"He will not stop and doesn't take 'no' for an answer," Hagerstown resident Heather Harris wrote last May in a handwritten appeal for court protection against her abusive ex-boyfriend, Randy McPeak. Less than a month later, Ms. Harris was murdered by the man she feared, after he broke into her home and shot her twice in the head.
The killing demonstrated the need for stronger protections for victims of domestic violence who, like Ms. Harris, are placed in jeopardy by an abusive partner who is neither a spouse nor a relative nor a live-in companion. A bill introduced this year by Sen. Christopher B. Shank, a Washington County Republican, would expand eligibility for court protective orders to victims of abuse who are not directly related to or living with an abusive partner but nevertheless feel themselves to be in jeopardy.

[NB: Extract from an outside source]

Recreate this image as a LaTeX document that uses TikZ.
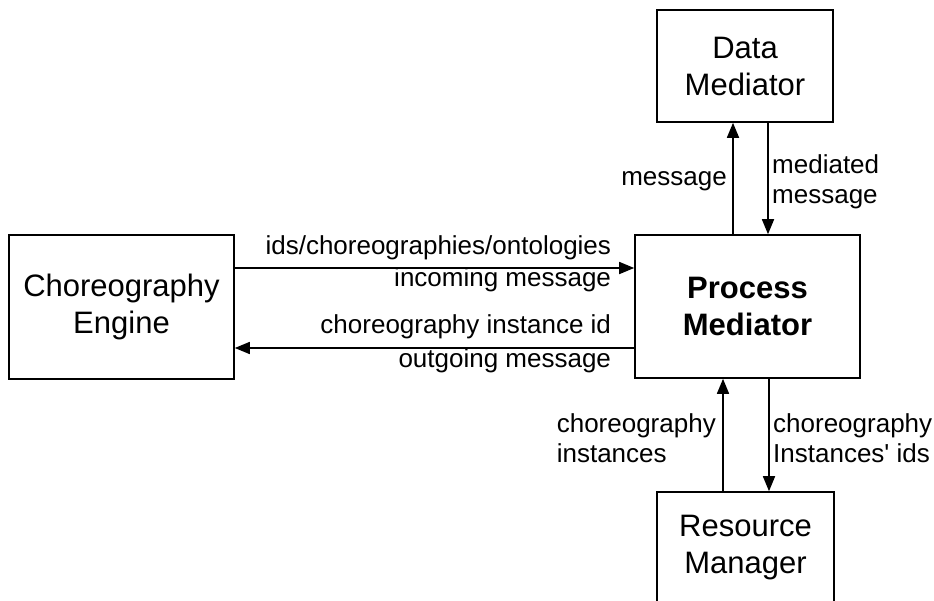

In the Hagerstown case, had Ms. Harris and Mr. McPeak been married or sharing a dwelling, she could have sought a protective order issued by a judge that set relatively strict limits on her tormentor's ability to communicate with her or approach her person, home or workplace. But because the couple had only a dating relationship, the most Ms. Harris could get from the court after she broke off the connection was a temporary peace order whose protections were far more limited in scope. In her hour of need, Maryland's laws abandoned her.
There is, of course, no way of knowing whether the stronger protections offered by a formal order of protection from the court might have saved Ms. Harris' life. Mr. McPeak, who barricaded himself inside the victim's home for several hours before surrendering to authorities, pleaded guilty to first-degree murder last year in a killing that was clearly a crime of passion. Such offenses are difficult to deter even when the law favors the victim. But there's no question that anyone forced to live in fear for their life by an abusive relationship ought to be able to call on the strongest possible protections from the courts.
In testimony before the Senate Judicial Proceedings Committee this week, Cherie Myers, another domestic abuse victim from Hagerstown, told lawmakers how her ex-boyfriend had stalked her, bombarded her with frequent messages and threats, and ultimately assaulted her physically during an attack last year in which she was knocked to the ground and repeatedly kicked in the head. "I was in fear for my life the whole time he was beating me, and I thought I was going to end up dead, just like Heather Harris," Ms. Myers told lawmakers.
Senator Shank's bill would extend the eligibility requirements for protective orders — which currently include spouses, relatives, people living together, vulnerable adults and people with a child together — to anyone involved in "an intimate dating relationship characterized by the expectation of affectionate involvement." Among other things, the measure would also require authorities to conduct a "lethality assessment" of the danger facing people, especially women, applying for protective orders, something not required by a peace order.
If approved, the proposed legislation would give judges greater latitude in determining when someone's life is in danger from an abusive relationship and would strengthen the courts' ability to respond effectively. No one should have to fear for their life when an intimate relationship goes bad. Lawmakers should seize this opportunity to show that Maryland, which too often has failed to protect victims of domestic violence in the past, is ready to safeguard everyone threatened by an abusive, violent partner regardless of their marital status or housekeeping arrangements.